Cuando niño, y bueno, también ya más crecidito, me gustaba asistir a los festejos porque podía encontrarme a gente con la cual no tropezaba hacía meses. A cada rato tú o alguien de tu piquete proponía “vamos a dar una vuelta” y comenzaba un juego de pinball con la multitud. Podías toparte desde al tipo que estudió contigo en la primaria y lo perdiste de vista después hasta al vecino que le robabas los mangos del patio y se mudaron a alguna parte y nunca más supiste de él. 

A menos que te llegaras al Todo en uno en Varadero, el único momento del año en que veías juegos de feria como estrellas o el sacatripas era en los carnavales. Eran equipos viejos fabricados de cabillas soldadas y que no daban mucha seguridad, pero lograban su cometido: inyectarte un buen shoot de adrenalina.  

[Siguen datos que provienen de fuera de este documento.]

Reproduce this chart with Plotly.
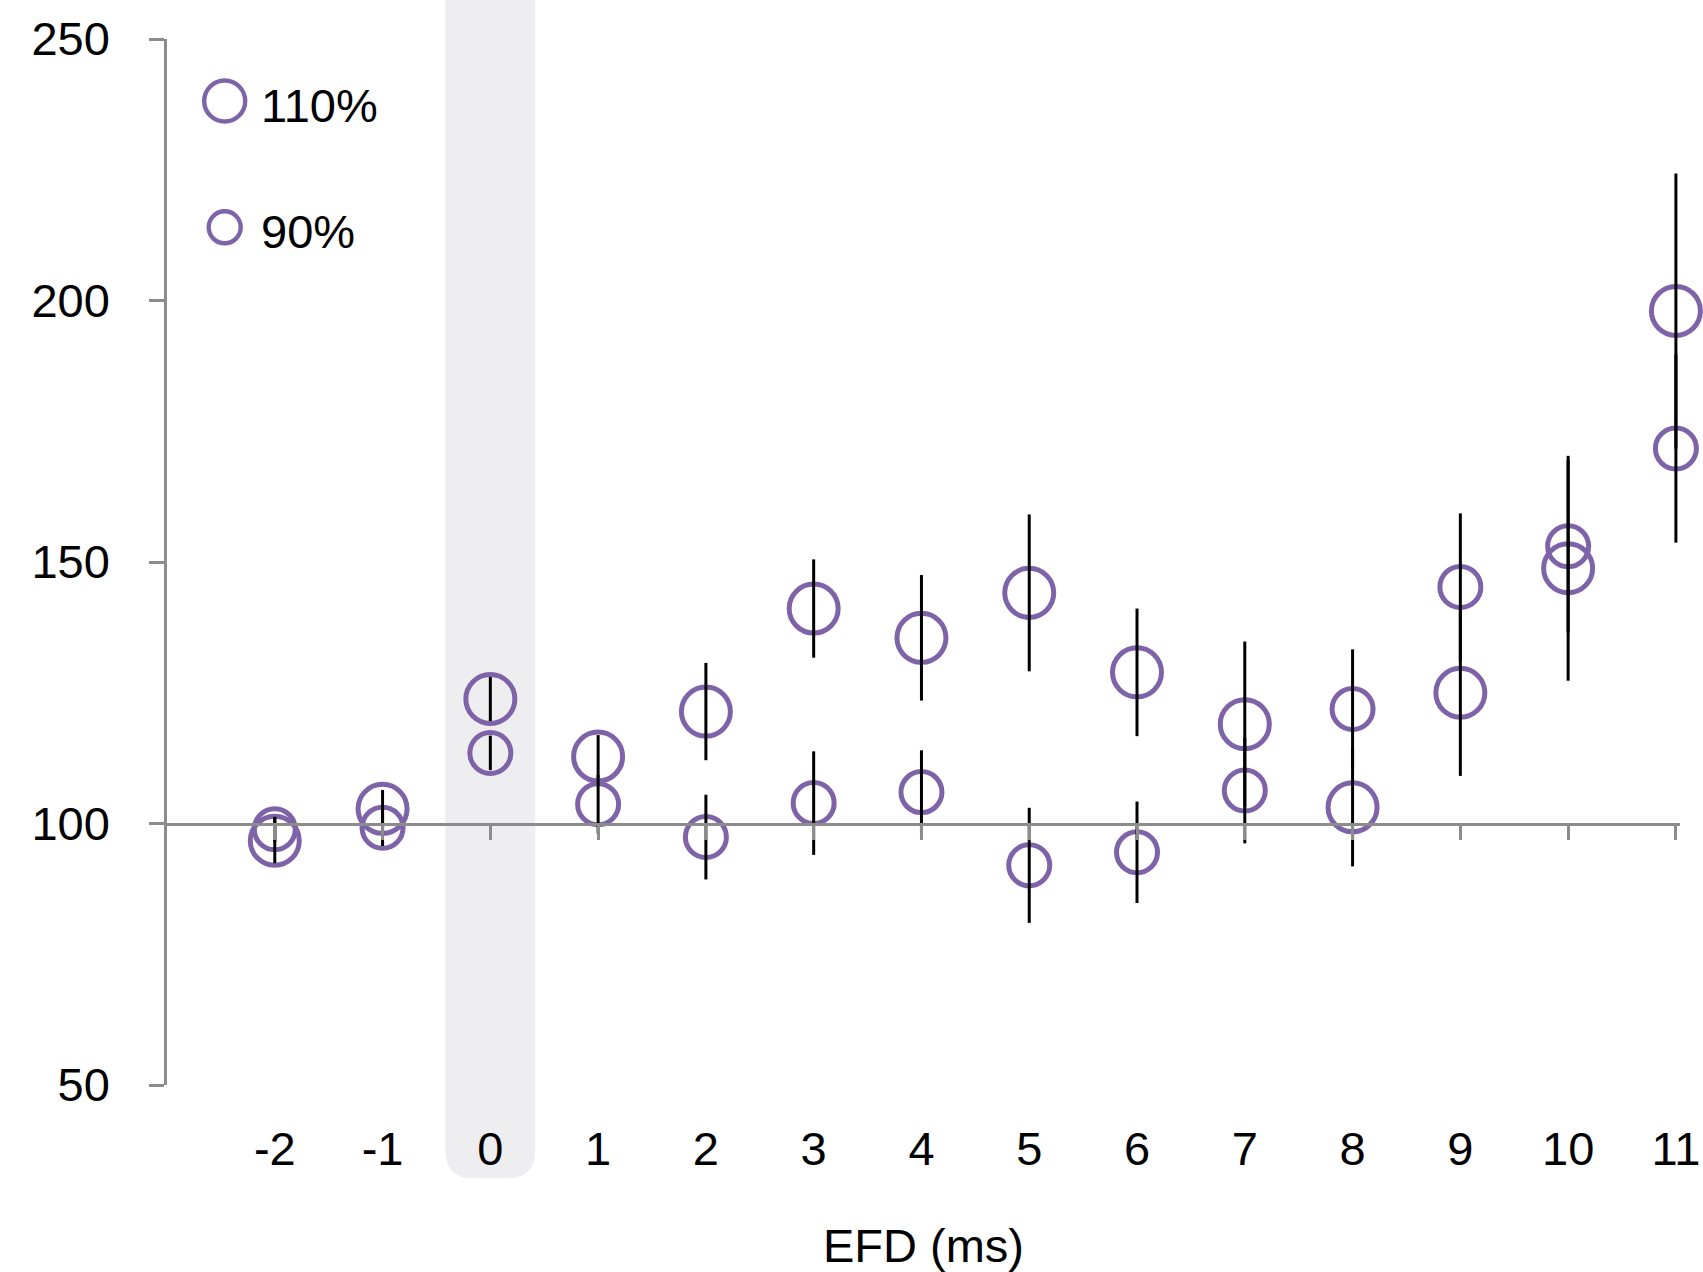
import plotly.graph_objects as go

# EFD offsets (ms) and normalised responses for the two stimulus intensities
efd = [-2, -1, 0, 1, 2, 3, 4, 5, 6, 7, 8, 9, 10, 11]
tick_labels = [str(v) for v in efd]

resp_110 = [96.7, 102.8, 123.8, 112.8, 121.4, 141.1, 135.5, 144.1, 128.9, 119.0, 103.1, 125.0, 148.8, 198.0]
err_110 = [4.3, 3.6, 4.2, 4.1, 9.3, 9.4, 12.0, 15.0, 12.2, 15.8, 11.3, 15.9, 21.5, 26.3]

resp_90 = [98.9, 99.2, 113.5, 103.7, 97.4, 103.9, 106.0, 92.0, 94.5, 106.3, 121.9, 145.2, 153.0, 171.7]
err_90 = [2.4, 3.5, 3.3, 5.6, 8.1, 9.9, 8.0, 11.0, 9.7, 10.1, 11.4, 14.1, 16.5, 18.0]

series_names = ["110%", "90%"]

PURPLE = "#7f63a8"
AXIS_GREY = "#8c8c8c"
BAND_GREY = "#eeeef1"
FONT = "Liberation Sans, Arial, Helvetica, sans-serif"
FS = 47

W, H = 1703, 1272
ML, MR, MT, MB = 167, 23, 39, 187
X_RANGE = [-3, 11.038]
Y_RANGE = [50, 250]
plot_w = W - ML - MR
plot_h = H - MT - MB

fig = go.Figure()

# open circles (drawn first so the error bars sit on top of them)
for name, vals, size in [("110%", resp_110, 49), ("90%", resp_90, 41)]:
    fig.add_trace(go.Scatter(
        x=efd, y=vals, name=name, mode="markers",
        marker=dict(symbol="circle", size=size, color="rgba(0,0,0,0)",
                    line=dict(color=PURPLE, width=5)),
        cliponaxis=False, showlegend=False,
    ))

# error bars, on an overlaid axis so they are painted above the circles
for vals, errs in [(resp_110, err_110), (resp_90, err_90)]:
    fig.add_trace(go.Scatter(
        x=efd, y=vals, mode="markers", xaxis="x2", yaxis="y",
        marker=dict(size=1, color="rgba(0,0,0,0)"),
        error_y=dict(type="data", array=errs, visible=True,
                     color="black", thickness=3, width=0),
        showlegend=False, hoverinfo="skip",
    ))

# shaded column behind EFD = 0, with rounded lower corners
hw = 0.4175
top = 1.06
bot = (MT + plot_h - 1178.3) / plot_h  # paper units, below the plot area
rx = 28 / (plot_w / (X_RANGE[1] - X_RANGE[0]))
ry = 28 / plot_h
band_path = (
    f"M {-hw},{top} L {-hw},{bot + ry} Q {-hw},{bot} {-hw + rx},{bot} "
    f"L {hw - rx},{bot} Q {hw},{bot} {hw},{bot + ry} L {hw},{top} Z"
)
fig.add_shape(type="path", path=band_path, xref="x", yref="paper",
              fillcolor=BAND_GREY, line=dict(width=0), layer="below")

# hand-built legend: circles plus labels in the upper-left corner
legend_rows = [
    (series_names[0], 0.9407, 20.5, 0.936),
    (series_names[1], 0.8200, 16.0, 0.8155),
]
cx = (224.7 - ML) / plot_w
tx = (259 - ML) / plot_w
for label, cy, r, ty in legend_rows:
    fig.add_shape(type="circle", xref="paper", yref="paper",
                  xsizemode="pixel", ysizemode="pixel",
                  xanchor=cx, yanchor=cy, x0=-r, x1=r, y0=-r, y1=r,
                  line=dict(color=PURPLE, width=4.4), fillcolor="rgba(0,0,0,0)")
    fig.add_annotation(text=label, xref="paper", yref="paper", x=tx, y=ty,
                       xanchor="left", yanchor="middle", showarrow=False,
                       font=dict(size=FS, color="black", family=FONT))

fig.update_layout(
    width=W, height=H,
    margin=dict(l=ML, r=MR, t=MT, b=MB, pad=0, autoexpand=False),
    paper_bgcolor="white", plot_bgcolor="rgba(0,0,0,0)",
    font=dict(family=FONT, size=FS, color="black"),
    showlegend=False,
    xaxis=dict(
        range=X_RANGE, tickmode="array", tickvals=efd, ticktext=tick_labels,
        showline=False, ticks="", showgrid=False, zeroline=False,
        automargin=False,
        tickfont=dict(size=FS, color="black"), ticklabelstandoff=32,
        title=dict(text="EFD (ms)", font=dict(size=FS, color="black"), standoff=56),
    ),
    # baseline at 100 with its tick marks
    xaxis2=dict(
        range=X_RANGE, matches="x", overlaying="x", anchor="free", position=0.25,
        side="bottom", showline=True, linecolor=AXIS_GREY, linewidth=2.6,
        ticks="outside", ticklen=15, tickwidth=2.6, tickcolor=AXIS_GREY,
        tickmode="array", tickvals=efd, showticklabels=False, automargin=False,
        showgrid=False, zeroline=False, layer="above traces",
    ),
    yaxis=dict(
        range=Y_RANGE, tickmode="array", tickvals=[50, 100, 150, 200, 250],
        showline=True, linecolor=AXIS_GREY, linewidth=2.6,
        ticks="outside", ticklen=15, tickwidth=2.6, tickcolor=AXIS_GREY,
        showgrid=False, zeroline=False, ticklabelstandoff=30, automargin=False,
        tickfont=dict(size=FS, color="black"),
    ),
)

fig.write_html("out.html")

Para los que les gustara el molote siempre podían, como dice una canción de timba, pegarse a la tarima y bailar y perrear. A la vez, si estabas para eso, arrollabas con la conga, aunque no supieras arrollar, aunque fueras un encartonado. Lo importante era divertirse. Podías llegarte al Tenis para disfrutar de las Carrozas de Bejucal, con sus fastuosas presentaciones que cuando chama me deslumbraban entre las luces y el vestuario, o presenciar el desfile en el parque de la Libertad, con toda su voluptuosidad y los muñecones que siempre asustaban a un infante o dos. 

Por desgracia, al contrario de lo que canta Celia Cruz, la vida no es un carnaval. No podríamos resistir ese ritmo de dejarse llevar por los instintos de la gozadera todo el tiempo. No hay bolsillo ni cuerpo que aguante; sin embargo, se extraña esa sensación de ser un poco más libres por un par de días. Estirar la noche chicle, la noche chancleta, la noche de las Pipas infinitas, la noche más larga.